--- Start RECORDED DATA ---

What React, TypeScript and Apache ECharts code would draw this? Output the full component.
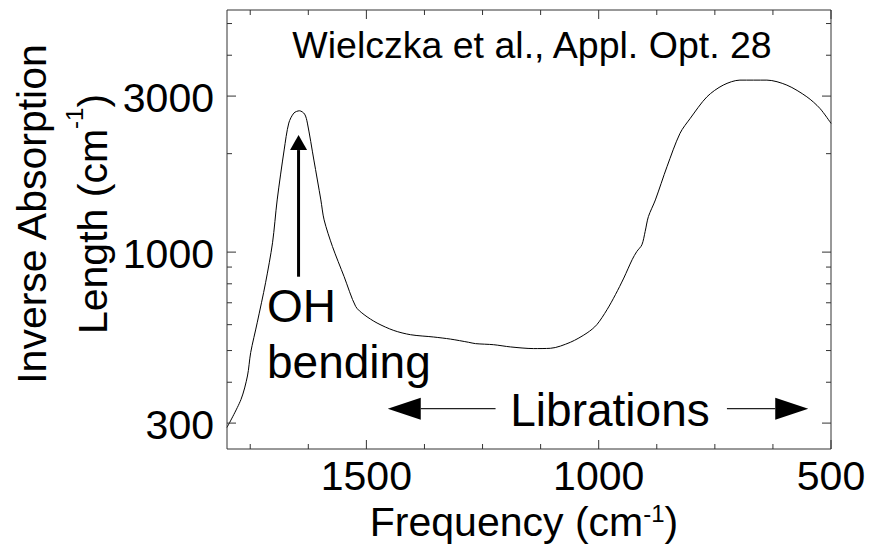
import React, { useEffect, useRef } from 'react';
import * as echarts from 'echarts';

// Inverse absorption length of liquid water across the OH-bending and libration bands
const frequency = [
  1800, 1770, 1756, 1749, 1735, 1717, 1702, 1692, 1677, 1667, 1656, 1644, 1633, 1627,
  1613, 1598, 1591, 1573, 1548, 1523, 1505, 1477, 1441, 1405, 1355, 1319, 1280, 1265,
  1226, 1190, 1140, 1104, 1061, 1025, 1004, 982, 964, 946, 928, 918, 907, 900, 893,
  878, 853, 825, 803, 767, 732, 696, 638, 595, 552, 524, 500,
];
const inverseLength = [
  291, 354, 418, 493, 608, 806, 1068, 1444, 2053, 2481, 2662, 2705, 2643, 2481,
  1912, 1444, 1255, 1040, 842, 682, 644, 607, 576, 559, 550, 542, 530, 525,
  521, 513, 507, 508, 530, 566, 600, 667, 741, 833, 948, 1004, 1053, 1156, 1284,
  1444, 1825, 2308, 2564, 2985, 3241, 3357, 3357, 3241, 2985, 2752, 2476,
];

// Axis ranges and tick values
const xRange = [500, 1800];
const yRange = [250, 5500];
const xMajorTicks = [1500, 1000, 500];
const xMinorTicks = [1750, 1625, 1375, 1250, 1125, 875, 750, 625];
const yMajorTicks = [300, 1000, 3000];
const yMinorTicks = [400, 500, 600, 700, 800, 900, 2000, 4000, 5000];

// Annotation arrows: [fromFreq, fromValue, toFreq, toValue]
const ohArrow = [[1646, 841, 1646, 2280]];
const librationArrows = [
  [1222, 332, 1454, 332],
  [724, 332, 549, 332],
];

const FONT = '"Liberation Sans", Arial, Helvetica, sans-serif';
const FRAME = '#333';

function makeArrowRenderer(shaftWidth: number, headLength: number, headWidth: number, shaftColor: string) {
  return (params: any, api: any) => {
    const p0 = api.coord([api.value(0), api.value(1)]);
    const p1 = api.coord([api.value(2), api.value(3)]);
    const dx = p1[0] - p0[0];
    const dy = p1[1] - p0[1];
    const len = Math.hypot(dx, dy) || 1;
    const ux = dx / len;
    const uy = dy / len;
    const bx = p1[0] - ux * headLength;
    const by = p1[1] - uy * headLength;
    const nx = -uy;
    const ny = ux;
    const hw = headWidth / 2;
    return {
      type: 'group',
      children: [
        {
          type: 'line',
          shape: { x1: p0[0], y1: p0[1], x2: bx, y2: by },
          style: { stroke: shaftColor, lineWidth: shaftWidth },
        },
        {
          type: 'polygon',
          shape: {
            points: [
              [p1[0], p1[1]],
              [bx + nx * hw, by + ny * hw],
              [bx - nx * hw, by - ny * hw],
            ],
          },
          style: { fill: '#000' },
        },
      ],
    };
  };
}

function renderTicks(params: any, api: any) {
  const cs = params.coordSys;
  const left = cs.x;
  const right = cs.x + cs.width;
  const top = cs.y;
  const bottom = cs.y + cs.height;
  const children: any[] = [];
  const tick = (x1: number, y1: number, x2: number, y2: number) =>
    children.push({
      type: 'line',
      shape: { x1, y1, x2, y2 },
      style: { stroke: FRAME, lineWidth: 1 },
    });

  xMajorTicks.forEach((v) => {
    const x = api.coord([v, yRange[0]])[0];
    tick(x, bottom, x, bottom - 9);
    tick(x, top, x, top + 9);
    children.push({
      type: 'text',
      style: {
        text: String(v), x, y: bottom + 27, align: 'center', verticalAlign: 'middle',
        fontSize: 41, fontFamily: FONT, fill: '#000',
      },
    });
  });
  xMinorTicks.forEach((v) => {
    const x = api.coord([v, yRange[0]])[0];
    tick(x, bottom, x, bottom - 5);
    tick(x, top, x, top + 5);
  });
  yMajorTicks.forEach((v) => {
    const y = api.coord([xRange[0], v])[1];
    tick(left, y, left + 9, y);
    tick(right, y, right - 9, y);
    children.push({
      type: 'text',
      style: {
        text: String(v), x: left - 13, y: y + 2, align: 'right', verticalAlign: 'middle',
        fontSize: 41, fontFamily: FONT, fill: '#000',
      },
    });
  });
  yMinorTicks.forEach((v) => {
    const y = api.coord([xRange[0], v])[1];
    tick(left, y, left + 5, y);
    tick(right, y, right - 5, y);
  });
  return { type: 'group', children };
}

export default function App() {
  const ref = useRef<HTMLDivElement>(null);

  useEffect(() => {
    if (!ref.current) return;
    const chart = echarts.init(ref.current, null, { renderer: 'svg' });
    const hidden = {
      axisLine: { show: false },
      axisTick: { show: false },
      axisLabel: { show: false },
      splitLine: { show: false },
    };
    chart.setOption({
      animation: false,
      backgroundColor: '#fff',
      grid: {
        left: 227,
        right: 38,
        top: 10,
        bottom: 98,
        show: true,
        borderColor: FRAME,
        borderWidth: 1,
      },
      xAxis: {
        type: 'value',
        min: xRange[0],
        max: xRange[1],
        inverse: true,
        ...hidden,
      },
      yAxis: {
        type: 'log',
        logBase: 10,
        min: yRange[0],
        max: yRange[1],
        ...hidden,
      },
      graphic: [
        {
          type: 'text',
          x: 532,
          y: 45,
          style: {
            text: 'Wielczka et al., Appl. Opt. 28',
            fontSize: 37.5, fontFamily: FONT, fill: '#000',
            align: 'center', verticalAlign: 'middle',
          },
        },
        {
          type: 'text',
          x: 267,
          y: 334,
          style: {
            text: 'OH\nbending',
            fontSize: 46, lineHeight: 56, fontFamily: FONT, fill: '#000',
            align: 'left', verticalAlign: 'middle',
          },
        },
        {
          type: 'text',
          x: 610,
          y: 410,
          style: {
            text: 'Librations',
            fontSize: 46, fontFamily: FONT, fill: '#000',
            align: 'center', verticalAlign: 'middle',
          },
        },
        {
          type: 'text',
          x: 524,
          y: 522,
          style: {
            text: '{a|Frequency (cm}{s|-1}{a|)}',
            align: 'center', verticalAlign: 'middle',
            rich: {
              a: { fontSize: 41, lineHeight: 42, fontFamily: FONT, fill: '#000' },
              s: { fontSize: 24, lineHeight: 24, fontFamily: FONT, fill: '#000', verticalAlign: 'top' },
            },
          },
        },
        {
          type: 'text',
          x: 62,
          y: 214,
          rotation: Math.PI / 2,
          style: {
            text: '{a|Inverse Absorption}\n{a|Length (cm}{s|-1}{a|)}',
            align: 'center', verticalAlign: 'middle',
            rich: {
              a: { fontSize: 41, lineHeight: 61, fontFamily: FONT, fill: '#000' },
              s: { fontSize: 24, lineHeight: 24, fontFamily: FONT, fill: '#000', verticalAlign: 'top' },
            },
          },
        },
      ],
      series: [
        {
          name: 'Inverse absorption length',
          type: 'line',
          data: frequency.map((f, i) => [f, inverseLength[i]]),
          showSymbol: false,
          smooth: 0.3,
          lineStyle: { color: '#000', width: 1 },
          z: 3,
        },
        {
          name: 'ticks',
          type: 'custom',
          data: [[1000, 1000]],
          renderItem: renderTicks,
          silent: true,
          z: 4,
        },
        {
          name: 'OH arrow',
          type: 'custom',
          data: ohArrow,
          encode: { x: [0, 2], y: [1, 3] },
          renderItem: makeArrowRenderer(3, 15, 17, '#000'),
          silent: true,
          z: 5,
        },
        {
          name: 'libration arrows',
          type: 'custom',
          data: librationArrows,
          encode: { x: [0, 2], y: [1, 3] },
          renderItem: makeArrowRenderer(1.3, 33, 22, '#222'),
          silent: true,
          z: 5,
        },
      ],
    });
    return () => chart.dispose();
  }, []);

  return (
    <div
      ref={ref}
      style={{ position: 'fixed', left: 0, top: 0, width: 869, height: 547 }}
    />
  );
}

--- End RECORDED DATA ---

→ PROBLEM:
Reproduce every line exactly and omit all pictures.

→ ANSWER TO THE EXERCISE:
What React, TypeScript and Apache ECharts code would draw this? Output the full component.
import React, { useEffect, useRef } from 'react';
import * as echarts from 'echarts';

// Inverse absorption length of liquid water across the OH-bending and libration bands
const frequency = [
  1800, 1770, 1756, 1749, 1735, 1717, 1702, 1692, 1677, 1667, 1656, 1644, 1633, 1627,
  1613, 1598, 1591, 1573, 1548, 1523, 1505, 1477, 1441, 1405, 1355, 1319, 1280, 1265,
  1226, 1190, 1140, 1104, 1061, 1025, 1004, 982, 964, 946, 928, 918, 907, 900, 893,
  878, 853, 825, 803, 767, 732, 696, 638, 595, 552, 524, 500,
];
const inverseLength = [
  291, 354, 418, 493, 608, 806, 1068, 1444, 2053, 2481, 2662, 2705, 2643, 2481,
  1912, 1444, 1255, 1040, 842, 682, 644, 607, 576, 559, 550, 542, 530, 525,
  521, 513, 507, 508, 530, 566, 600, 667, 741, 833, 948, 1004, 1053, 1156, 1284,
  1444, 1825, 2308, 2564, 2985, 3241, 3357, 3357, 3241, 2985, 2752, 2476,
];

// Axis ranges and tick values
const xRange = [500, 1800];
const yRange = [250, 5500];
const xMajorTicks = [1500, 1000, 500];
const xMinorTicks = [1750, 1625, 1375, 1250, 1125, 875, 750, 625];
const yMajorTicks = [300, 1000, 3000];
const yMinorTicks = [400, 500, 600, 700, 800, 900, 2000, 4000, 5000];

// Annotation arrows: [fromFreq, fromValue, toFreq, toValue]
const ohArrow = [[1646, 841, 1646, 2280]];
const librationArrows = [
  [1222, 332, 1454, 332],
  [724, 332, 549, 332],
];

const FONT = '"Liberation Sans", Arial, Helvetica, sans-serif';
const FRAME = '#333';

function makeArrowRenderer(shaftWidth: number, headLength: number, headWidth: number, shaftColor: string) {
  return (params: any, api: any) => {
    const p0 = api.coord([api.value(0), api.value(1)]);
    const p1 = api.coord([api.value(2), api.value(3)]);
    const dx = p1[0] - p0[0];
    const dy = p1[1] - p0[1];
    const len = Math.hypot(dx, dy) || 1;
    const ux = dx / len;
    const uy = dy / len;
    const bx = p1[0] - ux * headLength;
    const by = p1[1] - uy * headLength;
    const nx = -uy;
    const ny = ux;
    const hw = headWidth / 2;
    return {
      type: 'group',
      children: [
        {
          type: 'line',
          shape: { x1: p0[0], y1: p0[1], x2: bx, y2: by },
          style: { stroke: shaftColor, lineWidth: shaftWidth },
        },
        {
          type: 'polygon',
          shape: {
            points: [
              [p1[0], p1[1]],
              [bx + nx * hw, by + ny * hw],
              [bx - nx * hw, by - ny * hw],
            ],
          },
          style: { fill: '#000' },
        },
      ],
    };
  };
}

function renderTicks(params: any, api: any) {
  const cs = params.coordSys;
  const left = cs.x;
  const right = cs.x + cs.width;
  const top = cs.y;
  const bottom = cs.y + cs.height;
  const children: any[] = [];
  const tick = (x1: number, y1: number, x2: number, y2: number) =>
    children.push({
      type: 'line',
      shape: { x1, y1, x2, y2 },
      style: { stroke: FRAME, lineWidth: 1 },
    });

  xMajorTicks.forEach((v) => {
    const x = api.coord([v, yRange[0]])[0];
    tick(x, bottom, x, bottom - 9);
    tick(x, top, x, top + 9);
    children.push({
      type: 'text',
      style: {
        text: String(v), x, y: bottom + 27, align: 'center', verticalAlign: 'middle',
        fontSize: 41, fontFamily: FONT, fill: '#000',
      },
    });
  });
  xMinorTicks.forEach((v) => {
    const x = api.coord([v, yRange[0]])[0];
    tick(x, bottom, x, bottom - 5);
    tick(x, top, x, top + 5);
  });
  yMajorTicks.forEach((v) => {
    const y = api.coord([xRange[0], v])[1];
    tick(left, y, left + 9, y);
    tick(right, y, right - 9, y);
    children.push({
      type: 'text',
      style: {
        text: String(v), x: left - 13, y: y + 2, align: 'right', verticalAlign: 'middle',
        fontSize: 41, fontFamily: FONT, fill: '#000',
      },
    });
  });
  yMinorTicks.forEach((v) => {
    const y = api.coord([xRange[0], v])[1];
    tick(left, y, left + 5, y);
    tick(right, y, right - 5, y);
  });
  return { type: 'group', children };
}

export default function App() {
  const ref = useRef<HTMLDivElement>(null);

  useEffect(() => {
    if (!ref.current) return;
    const chart = echarts.init(ref.current, null, { renderer: 'svg' });
    const hidden = {
      axisLine: { show: false },
      axisTick: { show: false },
      axisLabel: { show: false },
      splitLine: { show: false },
    };
    chart.setOption({
      animation: false,
      backgroundColor: '#fff',
      grid: {
        left: 227,
        right: 38,
        top: 10,
        bottom: 98,
        show: true,
        borderColor: FRAME,
        borderWidth: 1,
      },
      xAxis: {
        type: 'value',
        min: xRange[0],
        max: xRange[1],
        inverse: true,
        ...hidden,
      },
      yAxis: {
        type: 'log',
        logBase: 10,
        min: yRange[0],
        max: yRange[1],
        ...hidden,
      },
      graphic: [
        {
          type: 'text',
          x: 532,
          y: 45,
          style: {
            text: 'Wielczka et al., Appl. Opt. 28',
            fontSize: 37.5, fontFamily: FONT, fill: '#000',
            align: 'center', verticalAlign: 'middle',
          },
        },
        {
          type: 'text',
          x: 267,
          y: 334,
          style: {
            text: 'OH\nbending',
            fontSize: 46, lineHeight: 56, fontFamily: FONT, fill: '#000',
            align: 'left', verticalAlign: 'middle',
          },
        },
        {
          type: 'text',
          x: 610,
          y: 410,
          style: {
            text: 'Librations',
            fontSize: 46, fontFamily: FONT, fill: '#000',
            align: 'center', verticalAlign: 'middle',
          },
        },
        {
          type: 'text',
          x: 524,
          y: 522,
          style: {
            text: '{a|Frequency (cm}{s|-1}{a|)}',
            align: 'center', verticalAlign: 'middle',
            rich: {
              a: { fontSize: 41, lineHeight: 42, fontFamily: FONT, fill: '#000' },
              s: { fontSize: 24, lineHeight: 24, fontFamily: FONT, fill: '#000', verticalAlign: 'top' },
            },
          },
        },
        {
          type: 'text',
          x: 62,
          y: 214,
          rotation: Math.PI / 2,
          style: {
            text: '{a|Inverse Absorption}\n{a|Length (cm}{s|-1}{a|)}',
            align: 'center', verticalAlign: 'middle',
            rich: {
              a: { fontSize: 41, lineHeight: 61, fontFamily: FONT, fill: '#000' },
              s: { fontSize: 24, lineHeight: 24, fontFamily: FONT, fill: '#000', verticalAlign: 'top' },
            },
          },
        },
      ],
      series: [
        {
          name: 'Inverse absorption length',
          type: 'line',
          data: frequency.map((f, i) => [f, inverseLength[i]]),
          showSymbol: false,
          smooth: 0.3,
          lineStyle: { color: '#000', width: 1 },
          z: 3,
        },
        {
          name: 'ticks',
          type: 'custom',
          data: [[1000, 1000]],
          renderItem: renderTicks,
          silent: true,
          z: 4,
        },
        {
          name: 'OH arrow',
          type: 'custom',
          data: ohArrow,
          encode: { x: [0, 2], y: [1, 3] },
          renderItem: makeArrowRenderer(3, 15, 17, '#000'),
          silent: true,
          z: 5,
        },
        {
          name: 'libration arrows',
          type: 'custom',
          data: librationArrows,
          encode: { x: [0, 2], y: [1, 3] },
          renderItem: makeArrowRenderer(1.3, 33, 22, '#222'),
          silent: true,
          z: 5,
        },
      ],
    });
    return () => chart.dispose();
  }, []);

  return (
    <div
      ref={ref}
      style={{ position: 'fixed', left: 0, top: 0, width: 869, height: 547 }}
    />
  );
}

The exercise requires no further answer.